Taro Logo

Substring with Concatenation of All Words

Hard
Google logo
Google
0 views
Topics:
ArraysStringsSliding Windows

You are given a string s and an array of strings words. All the strings of words are of the same length.

A concatenated string is a string that exactly contains all the strings of any permutation of words concatenated.

  • For example, if words = ["ab","cd","ef"], then "abcdef", "abefcd", "cdabef", "cdefab", "efabcd", and "efcdab" are all concatenated strings. "acdbef" is not a concatenated string because it is not the concatenation of any permutation of words.

Return an array of the starting indices of all the concatenated substrings in s. You can return the answer in any order.

For example:

  1. s = "barfoothefoobarman", words = ["foo","bar"] Output: [0,9] Explanation: The substring starting at 0 is "barfoo". It is the concatenation of ["bar","foo"] which is a permutation of words. The substring starting at 9 is "foobar". It is the concatenation of ["foo","bar"] which is a permutation of words.
  2. s = "wordgoodgoodgoodbestword", words = ["word","good","best","word"] Output: [] Explanation: There is no concatenated substring.
  3. s = "barfoofoobarthefoobarman", words = ["bar","foo","the"] Output: [6,9,12] Explanation: The substring starting at 6 is "foobarthe". It is the concatenation of ["foo","bar","the"]. The substring starting at 9 is "barthefoo". It is the concatenation of ["bar","the","foo"]. The substring starting at 12 is "thefoobar". It is the concatenation of ["the","foo","bar"].

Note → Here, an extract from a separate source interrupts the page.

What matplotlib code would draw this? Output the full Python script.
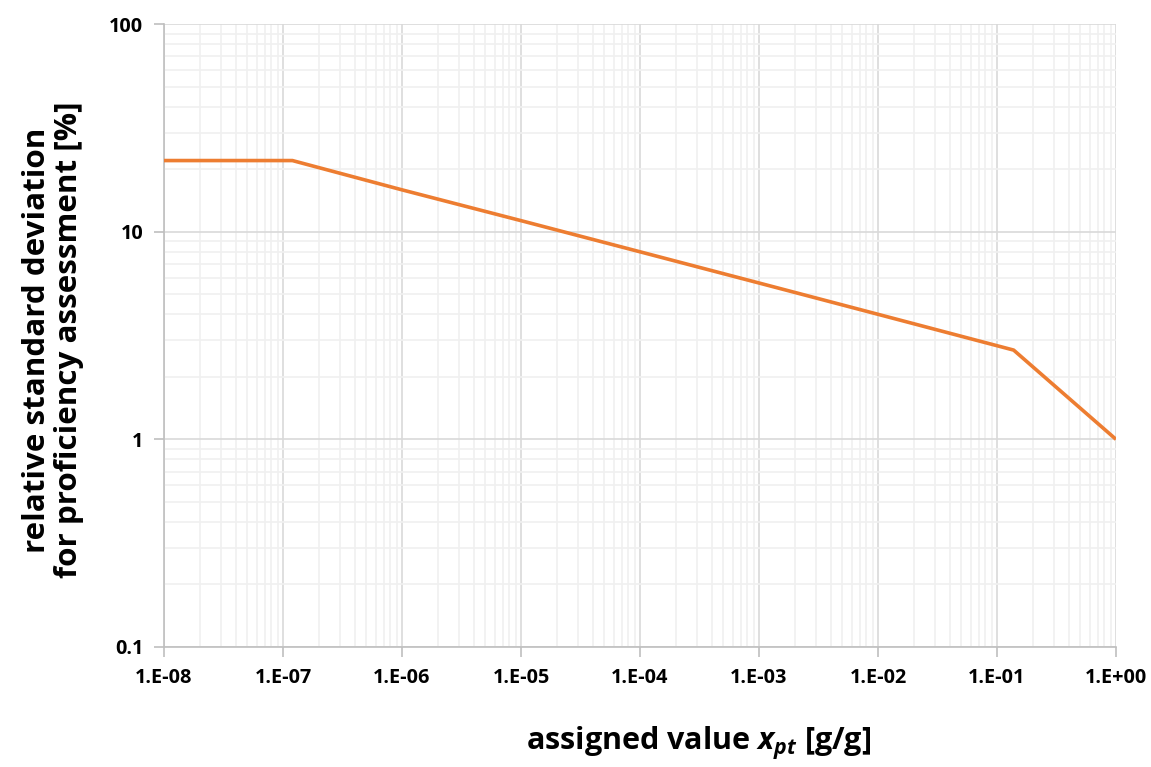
import math
import matplotlib.pyplot as plt
from matplotlib.ticker import FixedLocator, LogLocator, NullFormatter, FuncFormatter

plt.rcParams['font.family'] = ['Open Sans', 'DejaVu Sans']
plt.rcParams['font.weight'] = 'bold'
plt.rcParams['mathtext.fontset'] = 'custom'
plt.rcParams['mathtext.it'] = 'Open Sans:italic:bold'
plt.rcParams['mathtext.rm'] = 'Open Sans:bold'

# assigned value (g/g) and relative standard deviation (%) at the curve's corners
mass_fraction = [1e-8, 1.2e-7, 1e-6, 1e-5, 1e-4, 1e-3, 1e-2, 0.138, 1.0]
rsd_percent = [22.0, 22.0, 15.9, 11.3, 8.0, 5.66, 4.0, 2.69, 1.0]

x_ticks = [1e-8, 1e-7, 1e-6, 1e-5, 1e-4, 1e-3, 1e-2, 1e-1, 1e0]
y_ticks = [0.1, 1, 10, 100]
y_tick_labels = ['0.1', '1', '10', '100']

fig = plt.figure(figsize=(11.51, 7.67), dpi=100)
ax = fig.add_axes([164 / 1151, 120 / 767, 952 / 1151, 623 / 767])

ax.plot(mass_fraction, rsd_percent, color='#ED7D31', lw=2.6, solid_capstyle='butt', zorder=3)

ax.set_xscale('log')
ax.set_yscale('log')
ax.set_xlim(1e-8, 1)
ax.set_ylim(0.1, 100)

ax.xaxis.set_major_locator(FixedLocator(x_ticks))
ax.yaxis.set_major_locator(FixedLocator(y_ticks))
ax.xaxis.set_minor_locator(LogLocator(base=10, subs=range(2, 10), numticks=20))
ax.yaxis.set_minor_locator(LogLocator(base=10, subs=range(2, 10), numticks=20))
ax.xaxis.set_minor_formatter(NullFormatter())
ax.yaxis.set_minor_formatter(NullFormatter())
ax.xaxis.set_major_formatter(FuncFormatter(lambda v, p: '1.E%+03d' % round(math.log10(v))))
ax.yaxis.set_major_formatter(FuncFormatter(lambda v, p: y_tick_labels[y_ticks.index(v)] if v in y_ticks else ''))

ax.grid(which='major', color='#d9d9d9', lw=1.2)
ax.grid(which='minor', color='#f0f0f0', lw=1.2)
ax.set_axisbelow(True)

for side in ['top', 'right']:
    ax.spines[side].set_visible(False)
for side in ['left', 'bottom']:
    ax.spines[side].set_color('#bfbfbf')
    ax.spines[side].set_linewidth(1.2)

ax.tick_params(which='major', length=7, width=1.2, color='#bfbfbf', labelsize=14.3, pad=8)
ax.tick_params(which='minor', length=0)
for lab in ax.get_xticklabels() + ax.get_yticklabels():
    lab.set_fontweight('bold')

fig.text(699 / 1151, 24 / 767, r'assigned value $x_{pt}$ [g/g]', ha='center', va='center',
         fontsize=22, fontweight='bold')
fig.text(53 / 1151, (767 - 340) / 767, 'relative standard deviation\nfor proficiency assessment [%]',
         ha='center', va='center', rotation=90, fontsize=22.6, fontweight='bold', linespacing=1.1)

fig.savefig('out.png', dpi=100)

Solve this problem with the optimal time and space complexity, taking into account edge cases. Explain your solution.

Solution


Brute Force Solution

A naive approach would be to generate all possible permutations of the words array and then check if each permutation exists as a substring in the given string s. This method is highly inefficient, especially when the words array is large, due to the factorial time complexity of generating permutations.

Algorithm

  1. Generate all permutations of the words array.
  2. For each permutation, concatenate the words into a single string.
  3. Check if the concatenated string is a substring of s.
  4. If it is, record the starting index.

Complexity Analysis

  • Time Complexity: O(N! * k * M), where N is the number of words in words, k is the length of each word, and M is the length of the string s. Generating all permutations takes O(N!), concatenating the words takes O(N * k), and searching for the substring takes O(M).
  • Space Complexity: O(N! * N * k), to store all permutations.

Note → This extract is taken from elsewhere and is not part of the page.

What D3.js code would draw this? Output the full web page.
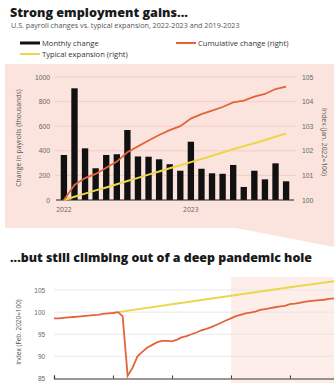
<!DOCTYPE html>
<html>
<head>
<meta charset="utf-8">
<script src="https://cdn.jsdelivr.net/npm/d3@7"></script>
<style>
  html, body { margin: 0; padding: 0; background: #fff; }
  svg { display: block; font-family: "Open Sans", "Noto Sans", sans-serif; }
  .tick text { fill: #666; }
</style>
</head>
<body>
<svg id="chart" width="334" height="383"></svg>
<script>
// ---- Top panel: monthly payroll changes, Jan 2022 – Oct 2023 ----
const months = ["2022-01","2022-02","2022-03","2022-04","2022-05","2022-06","2022-07","2022-08","2022-09","2022-10","2022-11","2022-12",
                "2023-01","2023-02","2023-03","2023-04","2023-05","2023-06","2023-07","2023-08","2023-09","2023-10"];
const monthlyChange = [366, 908, 420, 258, 366, 372, 569, 354, 352, 331, 291, 238,
                       474, 254, 217, 213, 285, 106, 238, 168, 298, 152];
const cumulativeIndex = [100.00, 100.61, 100.89, 101.06, 101.31, 101.56, 101.94, 102.18, 102.42, 102.64, 102.84, 103.00,
                         103.31, 103.49, 103.63, 103.78, 103.97, 104.04, 104.20, 104.31, 104.51, 104.61];
const typicalIndex = [100.00, 100.13, 100.26, 100.39, 100.51, 100.64, 100.77, 100.90, 101.03, 101.16, 101.29, 101.41,
                      101.54, 101.67, 101.80, 101.93, 102.06, 102.19, 102.31, 102.44, 102.57, 102.70];
const leftTicks = [0, 200, 400, 600, 800, 1000];
const rightTicks = [100, 101, 102, 103, 104, 105];
const yearLabels = [{ month: "2022-01", text: "2022" }, { month: "2023-01", text: "2023" }];

// ---- Bottom panel: payroll index, Jan 2019 – Oct 2023 (Feb 2020 = 100) ----
const longStart = "2019-01";
const longIndex = [
  98.6, 98.6, 98.7, 98.8, 98.9, 99.0, 99.1, 99.2, 99.3, 99.4, 99.6, 99.7,
  99.8, 100.0, 99.1, 85.6, 87.4, 90.0, 91.0, 92.0, 92.6, 93.2, 93.5, 93.5,
  93.4, 93.8, 94.3, 94.6, 95.0, 95.4, 95.9, 96.2, 96.6, 97.1, 97.6, 98.1,
  98.6, 99.1, 99.4, 99.7, 99.9, 100.1, 100.5, 100.7, 100.9, 101.1, 101.3, 101.4,
  101.8, 101.9, 102.1, 102.3, 102.5, 102.6, 102.7, 102.8, 103.0, 103.1
];
const typicalDates = ["2020-02", "2021-01", "2022-01", "2023-01", "2023-10"];
const typicalLong = [100.0, 101.8, 103.7, 105.6, 107.0];
const longTicks = [85, 90, 95, 100, 105];

const ORANGE = "#e4633b", YELLOW = "#ecd64c", PINK = "#fbe4dd", PINK2 = "#fdeee9";
const parseMonth = d3.timeParse("%Y-%m");
const fmt = d3.format("d");
const svg = d3.select("#chart");

// Highlight panel with its connector down to the 2022–2023 window below
svg.append("path")
  .attr("d", "M5,64 H334 V247 L236,228 H5 Z")
  .attr("fill", PINK);

// Titles and legend
svg.append("text").attr("x", 10).attr("y", 17)
  .attr("font-size", 12.6).attr("font-weight", 800).attr("fill", "#1a1a1a")
  .text("Strong employment gains...");
svg.append("text").attr("x", 11).attr("y", 28)
  .attr("font-size", 7.2).attr("fill", "#555")
  .text("U.S. payroll changes vs. typical expansion, 2022-2023 and 2019-2023");

const legendItems = [
  { label: "Monthly change", color: "#111", w: 3, x: 20, y: 43 },
  { label: "Cumulative change (right)", color: ORANGE, w: 2, x: 176, y: 43 },
  { label: "Typical expansion (right)", color: YELLOW, w: 2, x: 20, y: 54 }
];
const lg = svg.append("g").selectAll("g").data(legendItems).join("g")
  .attr("transform", d => `translate(${d.x},${d.y})`);
lg.append("line").attr("x1", 0).attr("x2", 20).attr("y1", 0).attr("y2", 0)
  .attr("stroke", d => d.color).attr("stroke-width", d => d.w);
lg.append("text").attr("x", 22).attr("y", 2.6)
  .attr("font-size", 7.6).attr("fill", "#333").text(d => d.label);

// ---- Top chart ----
const xB = d3.scaleBand().domain(months).range([56.5, 293.5]).padding(0.4);
const yL = d3.scaleLinear().domain([0, 1000]).range([200, 77]);
const yR = d3.scaleLinear().domain([100, 105]).range([200, 77]);

svg.append("g").selectAll("line").data(leftTicks.slice(1)).join("line")
  .attr("x1", 55).attr("x2", 296)
  .attr("y1", d => yL(d)).attr("y2", d => yL(d))
  .attr("stroke", "#f0c8be").attr("stroke-width", 0.8);

const axL = svg.append("g").attr("transform", "translate(55,0)")
  .call(d3.axisLeft(yL).tickValues(leftTicks).tickFormat(fmt).tickSize(0).tickPadding(5));
axL.select(".domain").remove();
axL.selectAll("text").attr("font-size", 6.8);

const axR = svg.append("g").attr("transform", "translate(296,0)")
  .call(d3.axisRight(yR).tickValues(rightTicks).tickFormat(fmt).tickSize(0).tickPadding(6));
axR.select(".domain").remove();
axR.selectAll("text").attr("font-size", 6.8);

svg.append("text")
  .attr("transform", "translate(21,138) rotate(-90)")
  .attr("text-anchor", "middle").attr("font-size", 6.8).attr("fill", "#555")
  .text("Change in payrolls (thousands)");
svg.append("text")
  .attr("transform", "translate(322,142) rotate(90)")
  .attr("text-anchor", "middle").attr("font-size", 6.8).attr("fill", "#555")
  .text("Index (Jan. 2022=100)");

svg.append("g").selectAll("rect").data(monthlyChange).join("rect")
  .attr("x", (d, i) => xB(months[i]))
  .attr("width", xB.bandwidth())
  .attr("y", d => yL(d))
  .attr("height", d => yL(0) - yL(d))
  .attr("fill", "#111");

svg.append("line").attr("x1", 56).attr("x2", 294)
  .attr("y1", yL(0)).attr("y2", yL(0)).attr("stroke", "#222").attr("stroke-width", 1);

const cx = m => xB(m) + xB.bandwidth() / 2;
const topLine = d3.line().x((d, i) => cx(months[i])).y(d => yR(d));
svg.append("path").datum(typicalIndex).attr("d", topLine)
  .attr("fill", "none").attr("stroke", YELLOW).attr("stroke-width", 2);
svg.append("path").datum(cumulativeIndex).attr("d", topLine)
  .attr("fill", "none").attr("stroke", ORANGE).attr("stroke-width", 1.8);

svg.append("g").selectAll("text").data(yearLabels).join("text")
  .attr("x", d => cx(d.month)).attr("y", 212)
  .attr("text-anchor", "middle").attr("font-size", 6.8).attr("fill", "#666")
  .text(d => d.text);

// ---- Bottom chart ----
svg.append("text").attr("x", 10).attr("y", 262)
  .attr("font-size", 12.4).attr("font-weight", 800).attr("fill", "#1a1a1a")
  .text("...but still climbing out of a deep pandemic hole");

const longDates = longIndex.map((d, i) => d3.timeMonth.offset(parseMonth(longStart), i));
const xT = d3.scaleTime().domain([parseMonth("2019-01"), parseMonth("2023-10")]).range([54, 334]);
const yT = d3.scaleLinear().domain([85, 105]).range([378.5, 290]);

svg.append("rect")
  .attr("x", xT(parseMonth("2022-01"))).attr("y", 277)
  .attr("width", 340 - xT(parseMonth("2022-01"))).attr("height", 106)
  .attr("fill", PINK2);

svg.append("g").selectAll("line").data(longTicks.slice(1)).join("line")
  .attr("x1", 54).attr("x2", 334)
  .attr("y1", d => yT(d)).attr("y2", d => yT(d))
  .attr("stroke", "#e3e3e3").attr("stroke-width", 0.8);

const axB = svg.append("g").attr("transform", "translate(50,0)")
  .call(d3.axisLeft(yT).tickValues(longTicks).tickFormat(fmt).tickSize(0).tickPadding(5));
axB.select(".domain").remove();
axB.selectAll("text").attr("font-size", 6.4);

svg.append("text")
  .attr("transform", "translate(21,332) rotate(-90)")
  .attr("text-anchor", "middle").attr("font-size", 6.4).attr("fill", "#555")
  .text("Index (Feb. 2020=100)");

const axX = svg.append("g").attr("transform", `translate(0,${yT(85)})`)
  .call(d3.axisBottom(xT).ticks(d3.timeYear.every(1)).tickSize(-3).tickFormat(""));
axX.select(".domain").attr("stroke", "#333").attr("stroke-width", 1.2);
axX.selectAll(".tick line").attr("stroke", "#333");

const longLine = d3.line().x((d, i) => xT(longDates[i])).y(d => yT(d));
svg.append("path").datum(typicalLong)
  .attr("d", d3.line().x((d, i) => xT(parseMonth(typicalDates[i]))).y(d => yT(d)))
  .attr("fill", "none").attr("stroke", YELLOW).attr("stroke-width", 2);
svg.append("path").datum(longIndex).attr("d", longLine)
  .attr("fill", "none").attr("stroke", ORANGE).attr("stroke-width", 1.8);
</script>
</body>
</html>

This approach is not practical for any reasonably sized input.

Optimal Solution: Sliding Window with Hash Map

A more efficient approach involves using a sliding window and a hash map to track the frequency of words. This avoids the costly generation of permutations.

Algorithm

  1. Create a hash map to store the frequency of each word in the words array.
  2. Initialize variables: word_length, num_words, total_length.
  3. Iterate through the string s using a sliding window of size total_length.
  4. For each window, create a temporary hash map to track the frequency of words within the window.
  5. Slide the window by word_length at a time, checking if each word in the window exists in the original hash map and updating the temporary hash map.
  6. If the temporary hash map matches the original hash map, record the starting index of the window.

Code Implementation (Python)

from collections import defaultdict

def find_substring(s, words):
    if not s or not words:
        return []

    word_length = len(words[0])
    num_words = len(words)
    total_length = word_length * num_words
    result = []

    word_count = defaultdict(int)
    for word in words:
        word_count[word] += 1

    for i in range(len(s) - total_length + 1):
        seen_words = defaultdict(int)
        words_found = 0

        for j in range(num_words):
            word_start = i + j * word_length
            word = s[word_start:word_start + word_length]

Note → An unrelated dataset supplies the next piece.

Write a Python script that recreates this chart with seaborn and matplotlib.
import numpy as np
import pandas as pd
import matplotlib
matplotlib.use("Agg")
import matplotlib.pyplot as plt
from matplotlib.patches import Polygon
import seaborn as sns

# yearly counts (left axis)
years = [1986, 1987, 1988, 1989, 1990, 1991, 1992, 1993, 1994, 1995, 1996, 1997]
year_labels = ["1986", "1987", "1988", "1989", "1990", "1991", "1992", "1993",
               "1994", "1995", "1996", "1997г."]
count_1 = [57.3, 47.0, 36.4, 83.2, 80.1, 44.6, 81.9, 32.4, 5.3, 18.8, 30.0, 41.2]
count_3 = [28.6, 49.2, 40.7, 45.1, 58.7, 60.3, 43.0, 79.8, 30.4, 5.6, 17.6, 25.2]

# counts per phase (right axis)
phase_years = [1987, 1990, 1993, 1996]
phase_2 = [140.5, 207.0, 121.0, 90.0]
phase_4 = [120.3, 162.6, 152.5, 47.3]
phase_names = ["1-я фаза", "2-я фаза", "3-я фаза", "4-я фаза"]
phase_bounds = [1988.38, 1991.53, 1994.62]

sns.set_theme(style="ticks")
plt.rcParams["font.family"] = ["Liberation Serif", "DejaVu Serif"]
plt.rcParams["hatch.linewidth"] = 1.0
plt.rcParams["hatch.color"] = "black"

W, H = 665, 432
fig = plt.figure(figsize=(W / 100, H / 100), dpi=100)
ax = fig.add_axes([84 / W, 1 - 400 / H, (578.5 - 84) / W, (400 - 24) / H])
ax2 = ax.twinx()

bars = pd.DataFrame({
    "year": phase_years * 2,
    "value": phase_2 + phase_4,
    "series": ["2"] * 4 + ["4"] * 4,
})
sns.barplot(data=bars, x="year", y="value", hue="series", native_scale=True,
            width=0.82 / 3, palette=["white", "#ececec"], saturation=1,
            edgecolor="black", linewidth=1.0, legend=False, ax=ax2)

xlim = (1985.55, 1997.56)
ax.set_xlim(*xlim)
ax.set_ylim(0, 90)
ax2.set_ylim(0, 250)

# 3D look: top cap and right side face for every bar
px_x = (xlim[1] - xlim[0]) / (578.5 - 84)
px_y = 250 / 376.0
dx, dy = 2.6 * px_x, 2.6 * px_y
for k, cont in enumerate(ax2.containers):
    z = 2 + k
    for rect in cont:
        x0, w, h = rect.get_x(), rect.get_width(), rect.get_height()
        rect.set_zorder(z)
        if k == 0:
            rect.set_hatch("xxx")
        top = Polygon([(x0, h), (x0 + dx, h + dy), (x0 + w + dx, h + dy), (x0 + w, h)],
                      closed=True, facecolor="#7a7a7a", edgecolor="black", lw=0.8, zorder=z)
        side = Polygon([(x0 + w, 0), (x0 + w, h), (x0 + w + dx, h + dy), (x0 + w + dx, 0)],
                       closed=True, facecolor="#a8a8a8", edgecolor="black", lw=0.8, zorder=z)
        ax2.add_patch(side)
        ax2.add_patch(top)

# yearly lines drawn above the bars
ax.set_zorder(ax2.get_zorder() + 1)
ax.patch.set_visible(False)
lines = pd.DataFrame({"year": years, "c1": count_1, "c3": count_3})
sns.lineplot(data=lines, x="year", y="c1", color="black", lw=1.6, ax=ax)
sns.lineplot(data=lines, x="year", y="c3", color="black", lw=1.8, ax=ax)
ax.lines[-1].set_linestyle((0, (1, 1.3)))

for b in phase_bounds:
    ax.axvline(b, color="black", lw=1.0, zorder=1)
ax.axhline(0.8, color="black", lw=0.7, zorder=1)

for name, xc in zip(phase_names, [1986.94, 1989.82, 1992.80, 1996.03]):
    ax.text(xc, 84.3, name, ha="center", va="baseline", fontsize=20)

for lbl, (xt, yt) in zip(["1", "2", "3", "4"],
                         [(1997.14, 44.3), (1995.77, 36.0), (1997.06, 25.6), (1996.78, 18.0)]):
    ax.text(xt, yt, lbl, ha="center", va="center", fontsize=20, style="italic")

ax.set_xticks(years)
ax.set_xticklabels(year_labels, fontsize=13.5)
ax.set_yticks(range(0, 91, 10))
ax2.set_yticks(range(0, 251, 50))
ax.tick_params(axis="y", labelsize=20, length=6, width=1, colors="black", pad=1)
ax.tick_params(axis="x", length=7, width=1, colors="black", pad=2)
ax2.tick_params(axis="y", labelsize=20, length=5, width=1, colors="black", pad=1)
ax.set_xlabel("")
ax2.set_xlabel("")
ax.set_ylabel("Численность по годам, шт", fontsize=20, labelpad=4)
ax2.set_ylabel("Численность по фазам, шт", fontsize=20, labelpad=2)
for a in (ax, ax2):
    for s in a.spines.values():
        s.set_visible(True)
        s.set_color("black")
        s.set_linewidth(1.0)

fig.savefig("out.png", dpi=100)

            if word in word_count:
                seen_words[word] += 1
                if seen_words[word] > word_count[word]:
                    break
                words_found += 1
            else:
                break

        if words_found == num_words:
            result.append(i)

    return result

Complexity Analysis

  • Time Complexity: O(M * N * k), where M is the length of the string s, N is the number of words in words, and k is the length of each word. The outer loop iterates through s in O(M) time, and the inner loop iterates through words in O(N) time, with each word comparison taking O(k) time. Because k is bounded and typically much smaller than M or N, this is often considered O(M * N).
  • Space Complexity: O(N * k), where N is the number of words in words and k is the length of each word, to store the hash maps word_count and seen_words.

Edge Cases

  • Empty input string s or empty words array.
  • words array containing words of different lengths.
  • s is shorter than the concatenated length of all words in words.
  • words containing duplicate words.